Se la manovra si scontra con la realtà

di Serena Sileoni
Mercoledì 10 Ottobre 2018, 22:40
3 Minuti di Lettura
Uno degli elementi di forza che uniscono Lega e Movimento 5 Stelle è senz’altro il senso della sfida. Tra revanchismo, echi di rivolta delle masse e utopie democratiche sono stati eletti per sfidare l’Europa e i paesi europei, le lasse élite d’Italia e le sue istituzioni. Persino Mattarella volevano far credere che avrebbero messo in stato d’accusa, mentre esercitava le sue prerogative presidenziali.

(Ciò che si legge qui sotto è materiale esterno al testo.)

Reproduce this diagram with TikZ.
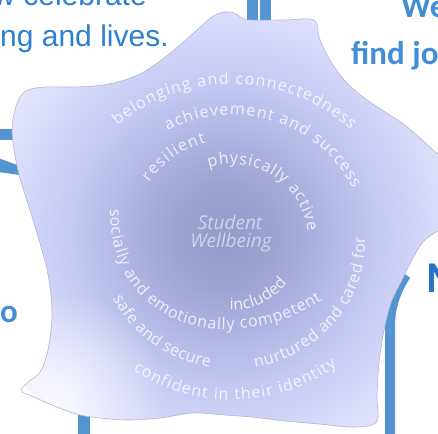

Al governo, continuano a mostrarsi nell’atto di sfidare veri o presunti nemici: quei poteri forti che, dalla finanza all’editoria alle istituzioni sovranazionali vengono agitati di continuo come spettri ma che sono così lontani dalle persone comuni che sorge il fondato sospetto che neppure esistano, non almeno come monolitici nemici del popolo. Sfida, il governo, la «vecchia» classe dirigente, anche quella più giovane, cambiando i nomi ai vertici degli enti di nomina governativa. Sfida i mercati, quelli reali e quelli finanziari, che hanno già perso più di 22 miliardi di capitalizzazione da quando la nota di aggiornamento del Def è stata presentata.
D’altro canto, gli stessi ministri e sottosegretari hanno parlato della manovra come di una scommessa. E cosa altro è una scommessa se non una sfida d’azzardo?
Non sorprende che due giorni fa l’Ufficio parlamentare di bilancio (Upb), un organismo indipendente che ha il compito di svolgere analisi e verifiche sulla finanza pubblica e sul rispetto delle regole di bilancio, abbia dato pollice verso al alla nota stessa: il governo ha voluto annunciare una manovra che si discosta sensibilmente dal percorso di risanamento dei conti pubblici, ed è normale che la severità di giudizio dell’Upb sia stata superiore rispetto a quella riservata alle precedenti manovre.
Non sorprende nemmeno, però, che Tria abbia rispedito al mittente le valutazioni dell’Upb. Anzi, nella retorica contro i tecnici e la burocrazia, l’Upb, nato con la riforma costituzionale dell’equilibrio di bilancio, è forse un bersaglio ancor più facile della Banca d’Italia o degli altri organi di vigilanza e garanzia.
Ci sono sfide che vanno condotte fino in fondo, costi quel che costi: portare a casa il reddito di cittadinanza e il superamento della legge Fornero sono tra queste.
A fermarla non saranno l’Upb, né Mattarella, né i numeri a intimidire questo governo, non almeno finché l’adesione dell’elettorato sembrerà così solida.
C’è solo una cosa che può farlo: la realtà.
La domanda quindi diventa quando è che la realtà busserà alle porte.
Per quel che è dato capire dalla nota di aggiornamento al Def, le coperture alle promesse elettorali solo in parte verranno dal deficit. In parte saranno coperte da una rimodulazione della spesa, in parte devono ancora trovarsi.
Che la realtà bussi allora, tra qualche tempo, attraverso il più classico dei modi di trovare i soldi, ossia aumentare le imposte?
Nessuno vuole pagare di più di quanto paghi ora. Ma sono in molti a credere che ci sono tasse buone: quelle a carico dei presunti ricchi. Di imposte annunciate per «farli piangere», a partire dalle patrimoniali, la storia abbonda. Peccato che poi a piangere non siano solo loro, ma tutti i contribuenti.
Il precedente goerno ha aumentato sensibilmente la tassazione delle rendite finanziarie: un tributo che, a parole, sembra colpire i grandi investitori, ma che in realtà ha riguardato milioni di piccoli risparmiatori. 
Per non parlare di quella volta, nel 1992, in cui gli italiani si svegliarono con i conti correnti più leggeri dello 0,6%. Anche quella era una patrimoniale, la tipica imposta usata per perpetuare la retorica dei ricchi contro i poveri.
Speriamo di sbagliare, nel pensare che anni di questa retorica torneranno utili. Ma la strada verso la schiavitù non si costruisce in un giorno.